Действительно, Наполеон, и потерявший все свои завоевания и даже завоевания республики, мог бы оставаться некоторое время безопасно на престоле, ибо Франция была совершенно истомлена и ничего более не желала, как мира; но эта страна оправляется быстро, и Наполеон опять должен был бы воевать — для поддержания себя на престоле. 1 января 1814 года он сказал членам законодательного собрания, позволившим себе ропот на внутренние беспорядки и требовавшим законов, которые бы обеспечили французам свободу, безопасность, собственность: «Вы хотите овладеть властью; но что вы с нею сделаете? Франции нужна теперь не палата, нужны не ораторы, а генерал. Между вами есть ли генерал? И где ваше полномочие? Франция меня знает, а вас знает ли? Трон — это несколько досок, обитых бархатом; трон — это человек, это я с моею волею, с моим характером, с моею славою». Через два года, а конечно, еще скорее Наполеон должен был бы сказать, что Франции нужна не палата, не ораторы, нужен генерал для возвращения славы и приобретений, для уничтожения следствий капитуляции. Но Наполеону невозможно было заключить такую капитуляцию, невозможно было не только двух лет — двух дней пробыть после нее, потерявши в собственном сознании все права на власть: он должен был биться до конца и по истощении всех средств отречься от престола.
Часть вторая
Эпоха конгрессов
I. ПЕРВЫЙ ПАРИЖСКИЙ МИР — ВЕНСКИЙ КОНГРЕСС
Впервые знаменитая столица Франции, считавшая себя столицею цивилизованного мира, проводила такую страшную ночь, как ночь с 18-го на 19-е марта 1814 года: на другой день в нее должны были вступить союзные государи Европы с своими войсками! Париж пережил Варфоломеевскую ночь, пережил кровавые ужасы революции, но никогда еще победоносный враг не вступал в него, неся решение его участи. Недавно, во время революции, когда Франция казалась совершенно беззащитною, враждебные войска вступили на ее почву с надеждою проникнуть до Парижа и поддержать здесь падающий престол, но со стыдом должны были оставить Францию. А теперь, после неслыханной в истории военной славы, после небывалого в новой, христианской Европе господства, Франция должна признать себя покоренною и принять условия победителей, какие они предпишут ей в Париже! Никогда история не видала таких событий, такого изумительного движения, такого прилива и отлива счастья и величия, как в первые 15 лет XIX века. Никогда Европа не жила такою общею жизнью, никогда все части ее не участвовали в таком общем движении. Это движение пошло из Франции: по воле ее императора народы высылали свои полки, из которых составилось огромное ополчение, устремившееся на восток, в Россию. Цель похода была достигнута: отдаленная восточная столица России была занята; но здесь обнаружился страшный обман: столица оказалась пустая и скоро сгорела от руки таинственных поджигателей; мечты завоевателя исчезли, он обнял призрак. Начался отлив: войсковые массы потянулись назад с востока на запад, и, как прежде войска разных народов примыкали к легионам Наполеона, так теперь примыкают к полкам русским и останавливаются не прежде как у ворот Парижа.

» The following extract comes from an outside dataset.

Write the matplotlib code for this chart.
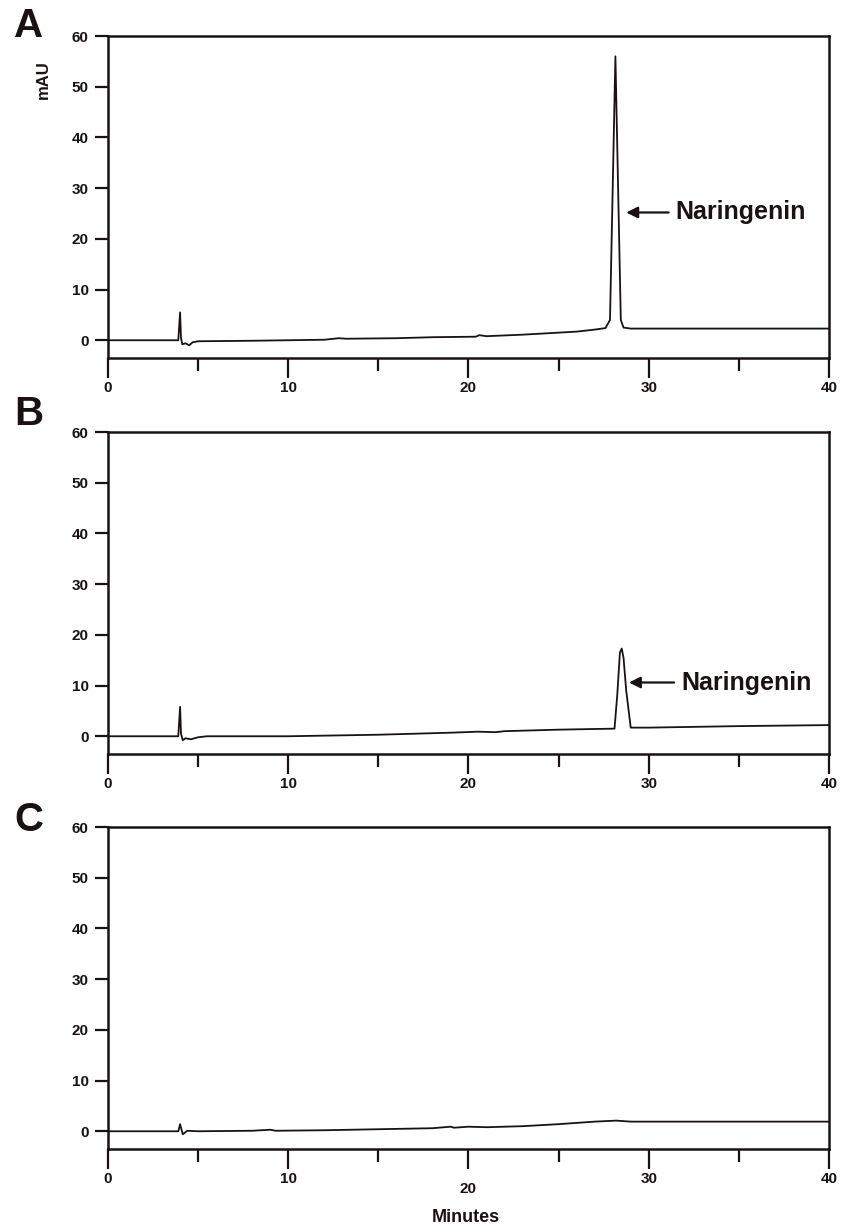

Народы истомились этим приливом и отливом — этими движениями, которые напоминали начало средних веков и были не к лицу цивилизованной Европе XIX века. Движение исходило из Франции и в последнее время условливалось положением и характером одного человека. Наполеона. Европа хотела покончить с движением и поэтому должна была покончить с Наполеоном. Но что же Франция? Что же Париж, давно уже втянувший в себя ум и волю Франции? Опустел ли он, как Москва, перед приближением соединенных войск Европы? Готовится ли к пожару? Поднятием Наполеона оправдались пророческие слова Адриана Дюпора, сказанные в разгаре революции: «Надобно поспешить, чтобы воспрепятствовать окончательному расстройству государственному; не нужно стеснять свободы и равенства, но нужно обхватить их правительством справедливым и сильным. Если этого нельзя сделать, то конституция погибнет и государство будет растерзано партиями. Потом, после долгих и тяжелых опытов, знаете ли, кому будет принадлежать государство? Деспотизму, в котором станут искать убежища все души истомленные, истощенные».
Но сын революции, Наполеон, поступил подобно своей матери: он в свою очередь истомил, истощил души, искавшие убежища в его власти. Франция и Париж истощены, расслаблены физически и нравственно и более других жаждут прекращения движения. И без того страшного истощения сил, которому подвергалась Франция при Наполеоне, неудачи наступательной войны служат дурным приготовлением к войне оборонительной: при потерях материальных дух падает в войске и народе, особенно когда нет убеждения в правде начатой войны; не может быть той свежести и твердости в отпоре, с каким защищается народ, подвергшийся сначала нападению в своей стране. Сюда присоединялась непрочность отношений Наполеона к Франции, недавность власти, которой право основывалось на военной деятельности, военной славе. Как ни чувствителен французский народ к военной славе, но односторонняя деятельность всегда утомляет; и деспотизм может приготовить народ только к неправильным революционным движениям, к деятельности отрицательной, а не к твердой защите существующего. Многие могли чувствовать сильную горечь в сердце при виде нашествия врагов на родную землю; но трудно было с ожесточением отнестись к врагу, пришедшему не по своей вине, пришедшему с требованием мира и устранения человека, при котором мир был невозможен; негодование при виде врагов на родной земле, естественно, отвлекалось от этих врагов и падало на человека, который поднял врагов и не успел защитить от них Францию. Могли вооружиться люди из низших слоев народонаселения, не рассуждая о причинах и следствиях, видя только врагов перед собою; но для этих людей нужны были вожди, а вожди могли явиться из людей того общества, где соображают причины и следствия.